Smoking and Sleep Apnea

Smoking and Sleep Apnea

The truth is, sleep apnea is one of the most frequent sleep disorders Americans suffer from that can affect patients’ lives in many ways. On the other hand, many lifestyle choices, one of which is smoking, affect sleep apnea. Some experts even believe in the possibility that smoking causes sleep apnea. So, there’s evidently a strong connection between these two.

To find out everything you need to know about it, just continue reading this article.

The Connection Between Smoking and Sleep Apnea

Namely, each of the three types of sleep apnea has a unique relationship with smoking.

First, the most common type is Obstructive Sleep Apnea (OSA) characterized by blocked airway caused by tissue collapse in the back of the throat due to relaxed muscles. As a result, breathing interruptions occur and the flow of oxygen in the blood gets reduced. And, statistics show that smokers are more likely to develop sleep apnea than those who don’t smoke.

Another type of sleep apnea is Central Sleep Apnea (CSA) which is closely linked to brain function because, in this type of sleep disorder, the brain fails to tell the lungs to breathe which also lowers the oxygen levels in the blood.

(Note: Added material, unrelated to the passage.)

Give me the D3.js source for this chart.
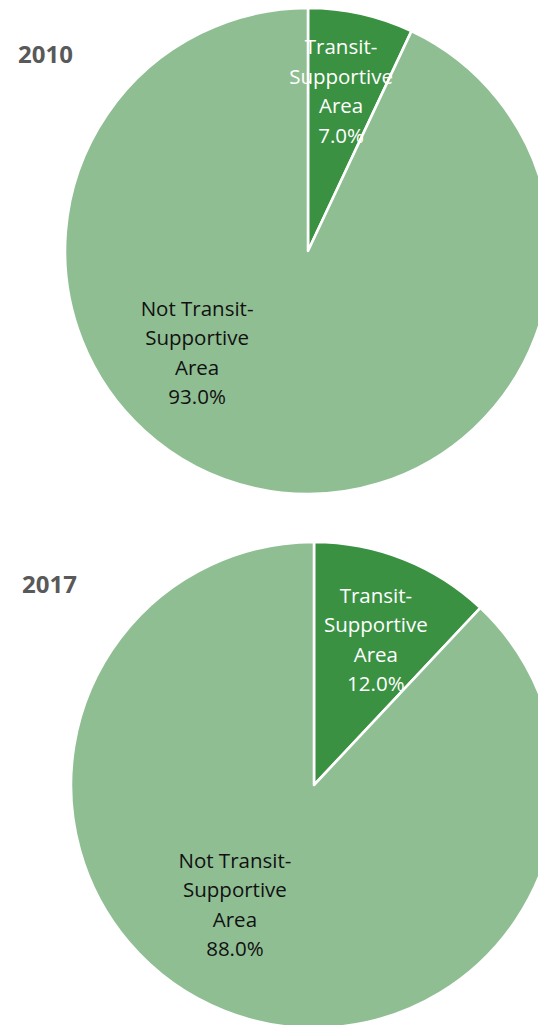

Consequently, headaches and fatigue appear, which are common symptoms of quitting smoking, too.

Last, the third type of sleep apnea is Complex Sleep Apnea Syndrome (CompSAS) which is the least common of all three. Patients suffering from this particular condition have both OSA and CSA simultaneously. Thus, to alleviate your symptoms and get a good night’s sleep, make sure you seek professional help in case you are diagnosed with CompSAS.

The Connection Between Smoking and Snoring

Research shows that there’s a link between snoring and the amount of smoking. In general, snoring is a result of decreased airflow in the lungs, which actually plays a huge role in sleep apnea development. That’s why experts try to raise the awareness of smoking being one of the risk factors for snoring.

Quitting Smoking and Sleep Apnea

Even though many experts are concerned that smoking cigarettes may cause sleep apnea, some are also concerned with the opposite, i.e. that quitting smoking can cause this sleep disorder.

When quitting smoking you may experience numerous symptoms like headaches, coughing, nausea, tingling, irritability, etc. But, one of the most common is insomnia which may be characterized by sleep apnea symptoms, which is having trouble falling and staying asleep and daytime fatigue.

Luckily, those symptoms are only temporary. Once your body adjusts to nicotine withdrawal you will be able to enjoy a better quality of life and will be able to get a good night’s sleep. And, bear in mind that smokers are at great risk of developing sleep apnea. If you are an active smoker, sleep apnea symptoms progress quickly and affect the quality of life.

How to Alleviate Sleep Apnea Symptoms Caused by Smoking?

Finally, once you’ve read everything above, you may conclude that sleep apnea and smoking are closely connected. Speaking precisely, smoking aggravates the reduction of blood oxygen flow which is originally a symptom of Obstructive Sleep Apnea. However, if you want to find relief, you have to put your health and well-being first, quit smoking, wait for the side-effects to go away, and finally enjoy a healthier life.